Start

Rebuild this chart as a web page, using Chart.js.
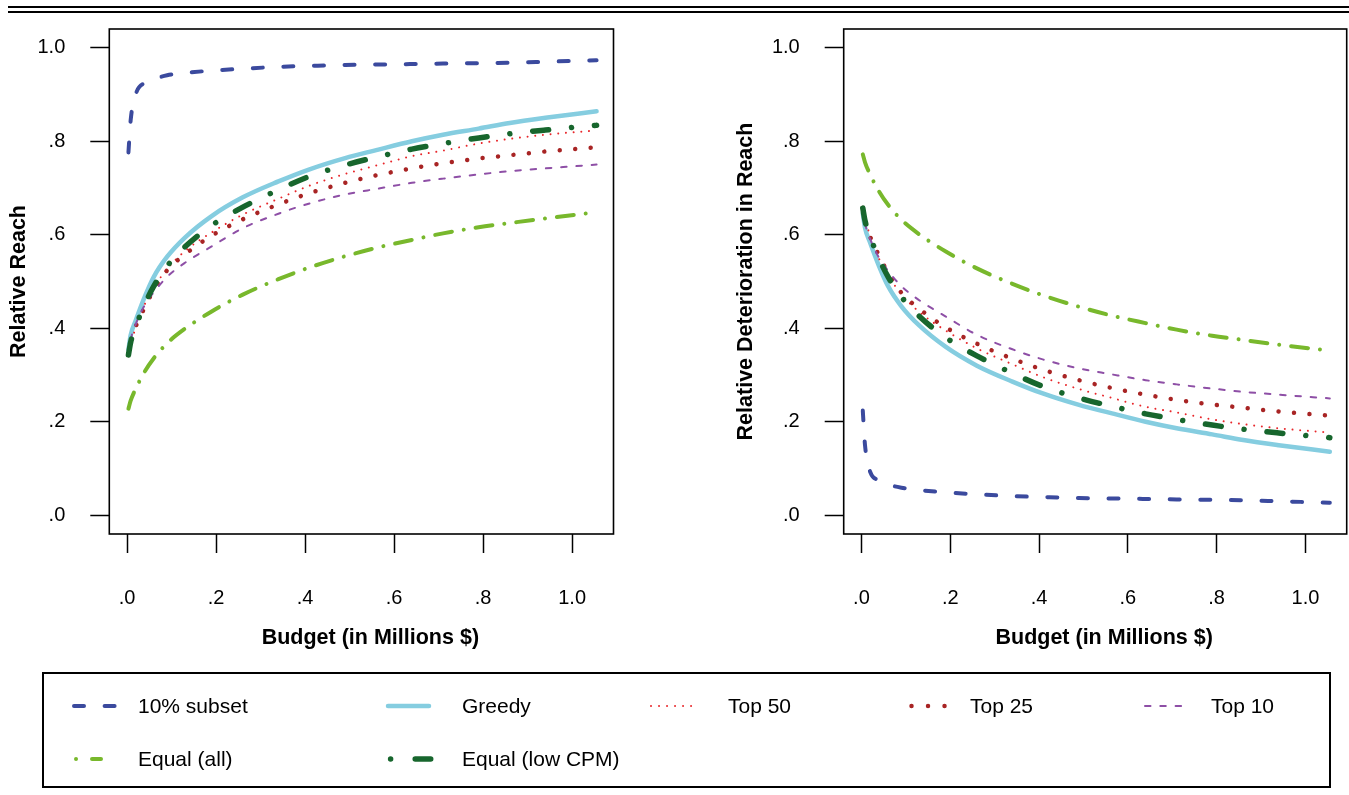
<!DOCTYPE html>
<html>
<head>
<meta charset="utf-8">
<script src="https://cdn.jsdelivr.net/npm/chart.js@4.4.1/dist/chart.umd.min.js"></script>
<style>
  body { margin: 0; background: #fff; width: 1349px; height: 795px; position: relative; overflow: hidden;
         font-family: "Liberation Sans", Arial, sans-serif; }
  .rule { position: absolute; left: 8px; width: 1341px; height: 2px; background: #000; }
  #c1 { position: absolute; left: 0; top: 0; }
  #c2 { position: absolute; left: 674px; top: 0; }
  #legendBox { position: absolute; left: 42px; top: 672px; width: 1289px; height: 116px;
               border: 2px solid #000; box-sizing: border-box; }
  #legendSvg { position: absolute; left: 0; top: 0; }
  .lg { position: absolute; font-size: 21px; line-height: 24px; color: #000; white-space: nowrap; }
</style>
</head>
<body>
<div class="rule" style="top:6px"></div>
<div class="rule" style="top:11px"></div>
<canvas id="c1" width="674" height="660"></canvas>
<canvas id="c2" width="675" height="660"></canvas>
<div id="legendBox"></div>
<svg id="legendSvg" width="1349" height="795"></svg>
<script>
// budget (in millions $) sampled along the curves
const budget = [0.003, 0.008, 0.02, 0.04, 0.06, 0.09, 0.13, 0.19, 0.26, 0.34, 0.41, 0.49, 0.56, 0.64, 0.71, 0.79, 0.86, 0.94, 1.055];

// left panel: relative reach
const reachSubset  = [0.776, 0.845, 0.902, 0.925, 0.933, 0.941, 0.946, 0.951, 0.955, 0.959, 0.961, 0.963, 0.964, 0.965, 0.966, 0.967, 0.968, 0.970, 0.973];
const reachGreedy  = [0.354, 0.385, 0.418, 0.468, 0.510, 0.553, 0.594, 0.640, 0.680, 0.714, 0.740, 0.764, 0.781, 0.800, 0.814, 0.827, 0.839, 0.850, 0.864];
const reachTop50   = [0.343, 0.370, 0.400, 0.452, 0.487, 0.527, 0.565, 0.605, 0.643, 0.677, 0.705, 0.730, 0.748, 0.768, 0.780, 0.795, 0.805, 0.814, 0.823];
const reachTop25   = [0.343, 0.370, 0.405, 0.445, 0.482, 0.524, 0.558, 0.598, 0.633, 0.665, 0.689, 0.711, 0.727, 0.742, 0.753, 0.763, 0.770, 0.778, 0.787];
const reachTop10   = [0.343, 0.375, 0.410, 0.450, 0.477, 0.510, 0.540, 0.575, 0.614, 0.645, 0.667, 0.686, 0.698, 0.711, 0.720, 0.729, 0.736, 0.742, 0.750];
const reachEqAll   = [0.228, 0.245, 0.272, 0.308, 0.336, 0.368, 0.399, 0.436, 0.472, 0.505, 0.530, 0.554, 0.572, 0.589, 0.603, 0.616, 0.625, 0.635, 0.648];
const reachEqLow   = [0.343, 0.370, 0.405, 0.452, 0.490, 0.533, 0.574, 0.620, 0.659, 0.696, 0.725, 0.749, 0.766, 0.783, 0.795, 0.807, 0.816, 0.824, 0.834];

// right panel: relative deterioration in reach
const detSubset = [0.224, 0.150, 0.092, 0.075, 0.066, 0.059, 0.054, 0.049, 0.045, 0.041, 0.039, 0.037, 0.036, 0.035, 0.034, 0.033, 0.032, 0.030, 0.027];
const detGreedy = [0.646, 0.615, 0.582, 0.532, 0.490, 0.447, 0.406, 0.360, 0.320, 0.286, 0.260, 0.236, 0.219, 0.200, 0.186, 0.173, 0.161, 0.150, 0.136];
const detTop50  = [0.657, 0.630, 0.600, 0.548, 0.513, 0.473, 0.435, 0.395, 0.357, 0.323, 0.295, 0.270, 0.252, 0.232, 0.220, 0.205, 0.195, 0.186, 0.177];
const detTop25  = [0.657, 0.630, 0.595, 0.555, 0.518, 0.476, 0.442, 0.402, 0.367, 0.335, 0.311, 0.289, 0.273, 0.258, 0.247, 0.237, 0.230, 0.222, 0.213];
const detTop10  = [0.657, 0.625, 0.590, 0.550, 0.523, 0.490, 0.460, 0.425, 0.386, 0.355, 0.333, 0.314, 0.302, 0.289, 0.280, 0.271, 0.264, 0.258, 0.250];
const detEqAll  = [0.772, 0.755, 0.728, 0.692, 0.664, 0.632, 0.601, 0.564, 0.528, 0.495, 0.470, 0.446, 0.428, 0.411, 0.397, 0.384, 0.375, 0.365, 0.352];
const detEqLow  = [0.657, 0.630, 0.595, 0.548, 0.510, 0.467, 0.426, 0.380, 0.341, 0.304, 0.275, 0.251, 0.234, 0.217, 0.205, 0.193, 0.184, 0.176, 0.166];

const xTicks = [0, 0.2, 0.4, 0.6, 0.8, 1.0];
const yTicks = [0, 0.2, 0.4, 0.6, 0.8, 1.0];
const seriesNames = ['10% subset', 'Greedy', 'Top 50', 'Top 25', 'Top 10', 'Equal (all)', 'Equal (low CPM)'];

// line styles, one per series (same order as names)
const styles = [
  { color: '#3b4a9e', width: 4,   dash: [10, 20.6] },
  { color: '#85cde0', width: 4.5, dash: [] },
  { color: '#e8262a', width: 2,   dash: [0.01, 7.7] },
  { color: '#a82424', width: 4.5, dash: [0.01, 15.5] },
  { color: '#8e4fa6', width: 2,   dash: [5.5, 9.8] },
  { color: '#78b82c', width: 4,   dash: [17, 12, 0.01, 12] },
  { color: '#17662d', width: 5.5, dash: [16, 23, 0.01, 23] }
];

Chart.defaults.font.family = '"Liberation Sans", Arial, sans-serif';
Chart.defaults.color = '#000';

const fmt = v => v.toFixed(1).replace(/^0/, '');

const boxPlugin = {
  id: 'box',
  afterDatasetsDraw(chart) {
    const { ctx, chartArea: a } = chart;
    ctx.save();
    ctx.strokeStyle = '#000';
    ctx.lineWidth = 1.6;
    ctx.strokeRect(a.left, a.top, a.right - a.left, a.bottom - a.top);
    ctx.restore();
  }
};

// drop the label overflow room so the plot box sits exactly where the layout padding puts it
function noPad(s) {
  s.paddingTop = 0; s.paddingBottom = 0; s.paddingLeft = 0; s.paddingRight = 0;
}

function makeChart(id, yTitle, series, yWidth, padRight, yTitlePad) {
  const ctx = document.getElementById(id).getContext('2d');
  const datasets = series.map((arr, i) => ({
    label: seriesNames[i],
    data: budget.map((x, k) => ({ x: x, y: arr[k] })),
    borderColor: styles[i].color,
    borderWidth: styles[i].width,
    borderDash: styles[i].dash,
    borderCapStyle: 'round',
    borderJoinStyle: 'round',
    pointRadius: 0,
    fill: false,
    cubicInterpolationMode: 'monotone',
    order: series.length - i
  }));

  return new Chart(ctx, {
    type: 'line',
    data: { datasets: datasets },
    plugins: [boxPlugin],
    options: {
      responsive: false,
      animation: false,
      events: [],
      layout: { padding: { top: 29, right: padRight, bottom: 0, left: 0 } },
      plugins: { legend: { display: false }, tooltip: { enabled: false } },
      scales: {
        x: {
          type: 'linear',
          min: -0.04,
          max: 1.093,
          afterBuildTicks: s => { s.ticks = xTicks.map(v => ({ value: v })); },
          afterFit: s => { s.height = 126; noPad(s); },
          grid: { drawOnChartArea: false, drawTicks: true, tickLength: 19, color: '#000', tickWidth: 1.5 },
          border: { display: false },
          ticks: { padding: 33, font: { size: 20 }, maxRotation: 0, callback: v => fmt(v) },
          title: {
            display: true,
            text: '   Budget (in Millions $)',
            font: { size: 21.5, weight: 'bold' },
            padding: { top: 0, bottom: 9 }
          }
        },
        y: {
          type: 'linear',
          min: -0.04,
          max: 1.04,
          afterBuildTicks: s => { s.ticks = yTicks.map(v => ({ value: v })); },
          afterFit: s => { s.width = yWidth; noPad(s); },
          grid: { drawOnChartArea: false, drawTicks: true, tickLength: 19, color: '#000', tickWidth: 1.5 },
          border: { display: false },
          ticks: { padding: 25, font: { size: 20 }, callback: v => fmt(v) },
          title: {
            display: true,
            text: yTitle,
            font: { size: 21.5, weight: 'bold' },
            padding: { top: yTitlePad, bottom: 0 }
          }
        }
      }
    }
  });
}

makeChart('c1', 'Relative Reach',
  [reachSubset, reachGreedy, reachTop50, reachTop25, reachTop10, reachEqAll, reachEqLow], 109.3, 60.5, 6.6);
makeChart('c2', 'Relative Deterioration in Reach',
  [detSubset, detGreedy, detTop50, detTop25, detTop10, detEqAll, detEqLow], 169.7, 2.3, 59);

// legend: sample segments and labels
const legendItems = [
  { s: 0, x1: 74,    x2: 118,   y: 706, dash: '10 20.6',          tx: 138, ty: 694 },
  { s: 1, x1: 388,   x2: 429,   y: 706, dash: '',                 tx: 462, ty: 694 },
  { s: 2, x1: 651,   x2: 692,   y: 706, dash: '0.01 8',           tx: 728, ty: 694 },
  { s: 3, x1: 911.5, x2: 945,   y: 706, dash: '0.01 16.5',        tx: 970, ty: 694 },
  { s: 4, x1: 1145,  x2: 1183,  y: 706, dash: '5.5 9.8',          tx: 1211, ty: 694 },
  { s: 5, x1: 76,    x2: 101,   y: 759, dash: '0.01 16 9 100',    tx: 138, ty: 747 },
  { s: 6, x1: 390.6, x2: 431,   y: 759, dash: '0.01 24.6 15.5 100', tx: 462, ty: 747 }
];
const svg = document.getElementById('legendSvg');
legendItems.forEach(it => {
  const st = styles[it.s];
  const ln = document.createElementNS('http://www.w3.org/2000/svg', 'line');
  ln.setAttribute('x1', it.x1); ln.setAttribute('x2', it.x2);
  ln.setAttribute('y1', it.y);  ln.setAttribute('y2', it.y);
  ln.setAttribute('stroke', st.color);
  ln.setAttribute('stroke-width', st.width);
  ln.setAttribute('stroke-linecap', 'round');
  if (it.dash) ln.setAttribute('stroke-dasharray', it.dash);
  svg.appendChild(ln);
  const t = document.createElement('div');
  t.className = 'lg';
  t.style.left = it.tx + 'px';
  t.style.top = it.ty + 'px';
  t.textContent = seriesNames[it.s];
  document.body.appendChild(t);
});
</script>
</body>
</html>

End

• Exercise task
Repeat the lines of the listing above verbatim, beginning at its first line and ending at the line containing "0.86, 0.94, 1.055];", which is included. Omit pictures.

• The solution
Rebuild this chart as a web page, using Chart.js.
<!DOCTYPE html>
<html>
<head>
<meta charset="utf-8">
<script src="https://cdn.jsdelivr.net/npm/chart.js@4.4.1/dist/chart.umd.min.js"></script>
<style>
  body { margin: 0; background: #fff; width: 1349px; height: 795px; position: relative; overflow: hidden;
         font-family: "Liberation Sans", Arial, sans-serif; }
  .rule { position: absolute; left: 8px; width: 1341px; height: 2px; background: #000; }
  #c1 { position: absolute; left: 0; top: 0; }
  #c2 { position: absolute; left: 674px; top: 0; }
  #legendBox { position: absolute; left: 42px; top: 672px; width: 1289px; height: 116px;
               border: 2px solid #000; box-sizing: border-box; }
  #legendSvg { position: absolute; left: 0; top: 0; }
  .lg { position: absolute; font-size: 21px; line-height: 24px; color: #000; white-space: nowrap; }
</style>
</head>
<body>
<div class="rule" style="top:6px"></div>
<div class="rule" style="top:11px"></div>
<canvas id="c1" width="674" height="660"></canvas>
<canvas id="c2" width="675" height="660"></canvas>
<div id="legendBox"></div>
<svg id="legendSvg" width="1349" height="795"></svg>
<script>
// budget (in millions $) sampled along the curves
const budget = [0.003, 0.008, 0.02, 0.04, 0.06, 0.09, 0.13, 0.19, 0.26, 0.34, 0.41, 0.49, 0.56, 0.64, 0.71, 0.79, 0.86, 0.94, 1.055];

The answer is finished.